Telma ressalta que as regras de distanciamento não devem impedir a escola de favorecer a integração e critica aquelas que preferem estimular o uso do celular para facilitar o controle dos protocolos.
“Interações não precisam ser físicas”, diz. “Pode-se propor uma série de atividades, desde jogos, como aqueles de cartas com perguntas sobre sentimentos e experiências, até as que envolvem movimento, como pular corda, amarelinha, bambolê, fazendo combinados sobre distância e higienização das mãos. Mais do que nunca, as crianças precisam se movimentar.”
Ações como essas não devem ficar restritas a eventos inaugurais, como o “dia ou a semana do acolhimento”, lembra Cynthia Sanches, pedagoga especializada em educação integral do Instituto Ayrton Senna. A recuperação desse tempo traumático, afinal, não se dará da noite para o dia, e o investimento na parte socioemocional deve ser perene nas escolas.
“Essa atenção ao emocional não deve ficar a cargo de um só profissional ou de uma disciplina específica, mas estar articulada com todo o currículo”, afirma. “Isso acelera também o resgate do aprendizado. É bem mais fácil aprender quando nos sentimos bem e seguros.”
O Instituto Ayrton Senna disponibilizou no site um material sobre educação em tempos de crise, com sugestões de atividades sociemocionais para professores. Há, por exemplo, o “kit resiliência”, em que se anota uma experiência difícil e de que maneira foi possível superá-la. O texto vira uma tabela para ser consultada diante de obstáculos. Um seminário sobre o tema reuniu representantes das secretarias estaduais de educação e diretores municipais de ensino.
Consultor de gestão de 1.500 escolas particulares no Brasil, Christian Rocha Coelho, do Grupo Rabbit, afirma que o retorno às aulas presenciais foi de “uma alegria imensa” por parte dos alunos e que “as dificuldades foram pontuais e se assemelharam às normais de qualquer adaptação”.
Essa é uma dúvida de pais e educadores em situações como as de Mariana, 3. Ela está começando a frequentar a escola, uma instituição particular, depois de permanecer durante o ano passado quase todo em casa, com os pais. Os primeiros dias têm sido de crises de choro e de agressividade, e nem a família nem a professora sabem ainda se a reação está além do que ela teria em uma adaptação normal, sem a pandemia.
Coordenadora do ensino infantil da Stance Dual, escola bilíngue da Bela Vista (região central de São Paulo), Karen Rastelli diz que há muitos alunos novos e ainda é difícil saber se as dificuldades são atípicas.

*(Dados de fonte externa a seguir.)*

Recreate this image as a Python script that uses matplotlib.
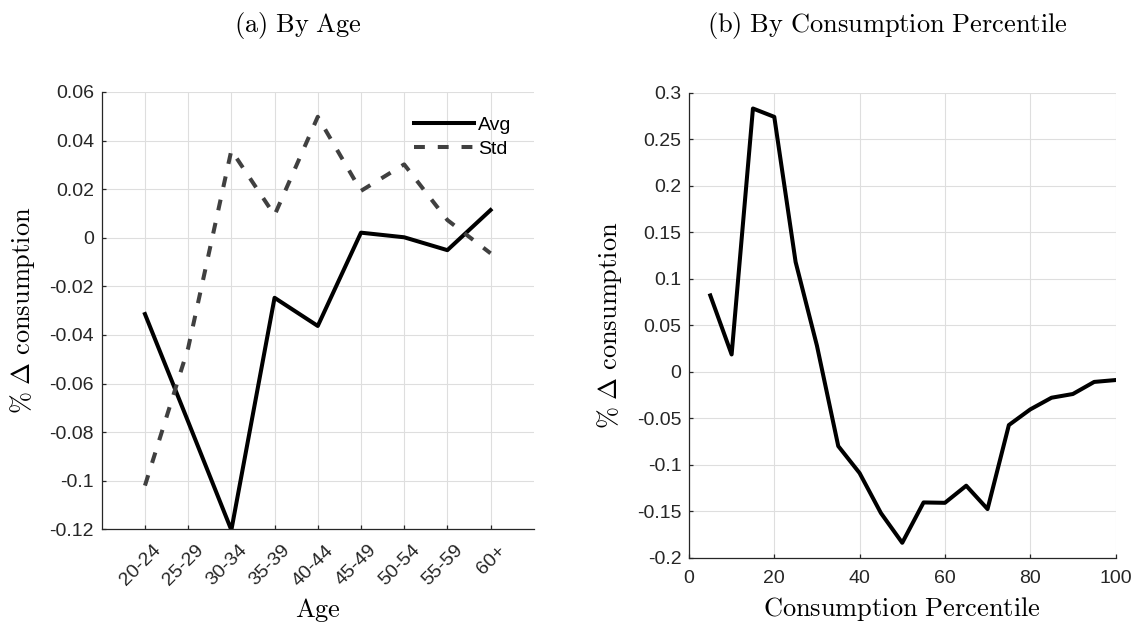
import numpy as np
import matplotlib
matplotlib.use('Agg')
import matplotlib.pyplot as plt
from matplotlib.transforms import ScaledTranslation

plt.rcParams['font.family'] = ['Liberation Sans', 'DejaVu Sans']
plt.rcParams['mathtext.fontset'] = 'cm'
plt.rcParams['axes.unicode_minus'] = False

# Panel (a): change in consumption by age group
age_groups = ['20-24', '25-29', '30-34', '35-39', '40-44', '45-49', '50-54', '55-59', '60+']
avg_age = [-0.0314, -0.0757, -0.1203, -0.0247, -0.0363, 0.0021, 0.0002, -0.0051, 0.0114]
std_age = [-0.102, -0.0454, 0.036, 0.0093, 0.0498, 0.0193, 0.0302, 0.0073, -0.0064]
yticks_age = [-0.12, -0.1, -0.08, -0.06, -0.04, -0.02, 0, 0.02, 0.04, 0.06]
yticklabels_age = ['-0.12', '-0.1', '-0.08', '-0.06', '-0.04', '-0.02', '0', '0.02', '0.04', '0.06']

# Panel (b): change in consumption by consumption percentile
pct = [5, 10, 15, 20, 25, 30, 35, 40, 45, 50, 55, 60, 65, 70, 75, 80, 85, 90, 95, 100]
avg_pct = [0.082, 0.0185, 0.283, 0.274, 0.118, 0.028, -0.080, -0.109, -0.152, -0.184,
           -0.1406, -0.141, -0.1226, -0.1477, -0.0574, -0.0406, -0.028, -0.024, -0.011, -0.009]
yticks_pct = [-0.2, -0.15, -0.1, -0.05, 0, 0.05, 0.1, 0.15, 0.2, 0.25, 0.3]
yticklabels_pct = ['-0.2', '-0.15', '-0.1', '-0.05', '0', '0.05', '0.1', '0.15', '0.2', '0.25', '0.3']
xticks_pct = [0, 20, 40, 60, 80, 100]

axcol = '#262626'
gridcol = '#dedede'
tick_fs = 14
lab_fs = 19
lw = 2.9


def style_axes(ax):
    for s in ['top', 'right']:
        ax.spines[s].set_visible(False)
    for s in ['left', 'bottom']:
        ax.spines[s].set_color(axcol)
        ax.spines[s].set_linewidth(0.9)
    ax.tick_params(direction='in', length=3.2, width=0.9, color=axcol,
                   labelcolor=axcol, labelsize=tick_fs)
    ax.tick_params(axis='y', pad=5.5)
    ax.grid(True, color=gridcol, linewidth=0.8)
    ax.set_axisbelow(True)


fig = plt.figure(figsize=(11.42, 6.25), dpi=100)
ax1 = fig.add_axes([0.0891, 0.1531, 0.3783, 0.6997])
ax2 = fig.add_axes([0.6033, 0.1077, 0.3735, 0.7440])

# (a) By Age
x_age = np.arange(1, len(age_groups) + 1)
ax1.plot(x_age, avg_age, color='black', lw=lw, label='Avg')
ax1.plot(x_age, std_age, color='#404040', lw=lw, ls=(0, (2.7, 3.2)), label='Std')
ax1.set_xlim(0, 10)
ax1.set_ylim(-0.12, 0.06)
ax1.set_xticks(x_age)
ax1.set_xticklabels(age_groups, rotation=45, ha='right', rotation_mode='anchor')
ax1.set_yticks(yticks_age)
ax1.set_yticklabels(yticklabels_age)
style_axes(ax1)
ax1.tick_params(axis='x', pad=9)
# nudge the rotated age labels to the right
shift = ScaledTranslation(7 / 100, 0, fig.dpi_scale_trans)
for lab in ax1.get_xticklabels():
    lab.set_transform(lab.get_transform() + shift)
ax1.set_xlabel(r'$\mathrm{Age}$', fontsize=lab_fs)
ax1.set_ylabel(r'$\%\ \Delta\ \mathrm{consumption}$', fontsize=lab_fs)
ax1.xaxis.set_label_coords(0.5, -0.152)
ax1.yaxis.set_label_coords(-0.150, 0.5)
ax1.legend(loc='center left', bbox_to_anchor=(0.723, 0.897), frameon=False,
           fontsize=tick_fs, handlelength=3.1, handletextpad=0.2,
           labelspacing=0.3, borderpad=0, borderaxespad=0)

# (b) By Consumption Percentile
ax2.plot(pct, avg_pct, color='black', lw=lw)
ax2.set_xlim(0, 100)
ax2.set_ylim(-0.2, 0.3)
ax2.set_xticks(xticks_pct)
ax2.set_yticks(yticks_pct)
ax2.set_yticklabels(yticklabels_pct)
style_axes(ax2)
ax2.tick_params(axis='x', pad=9)
ax2.set_xlabel(r'$\mathrm{Consumption\ Percentile}$', fontsize=lab_fs)
ax2.set_ylabel(r'$\%\ \Delta\ \mathrm{consumption}$', fontsize=lab_fs)
ax2.xaxis.set_label_coords(0.5, -0.080)
ax2.yaxis.set_label_coords(-0.152, 0.5)

fig.text(298 / 1142, 0.949, r'$\mathrm{(a)\ By\ Age}$', fontsize=lab_fs,
         ha='center', va='baseline')
fig.text(887.5 / 1142, 0.949, r'$\mathrm{(b)\ By\ Consumption\ Percentile}$',
         fontsize=lab_fs, ha='center', va='baseline')

fig.savefig('out.png', dpi=100)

“O que percebi é que houve uma alegria imensa de estar na escola nos primeiros dias, quando os pais também estavam presentes para a adaptação. Com a saída deles, alguns ficaram inseguros e choraram”, conta. Essa experiência inicial também mostrou, segundo Karen, que os que choraram mais e de forma persistente foram os que ficaram mais isolados. “São alunos que não vieram nem para as atividades extras liberadas em outubro.”
A retomada será mais fácil se as crianças se sentirem seguras na escola, o que parece missão impossível: “Elas viram tudo abrir na pandemia, foram para shopping, praia, encontraram familiares e amigos, só não puderam ir para a escola. Logo, para elas, onde é a morada do bichinho?”, diz Gisela Wajskop, referência em educação infantil e na formação de professores no Brasil e proprietária da Escola do Bairro, na Vila Mariana (zona sul).
Será, portanto, preciso recriar esse lugar relegado à “morada do bichinho”, fazendo com que ele seja infestado por um acolhimento tão potente que os alunos sentirão o abraço que não podem receber.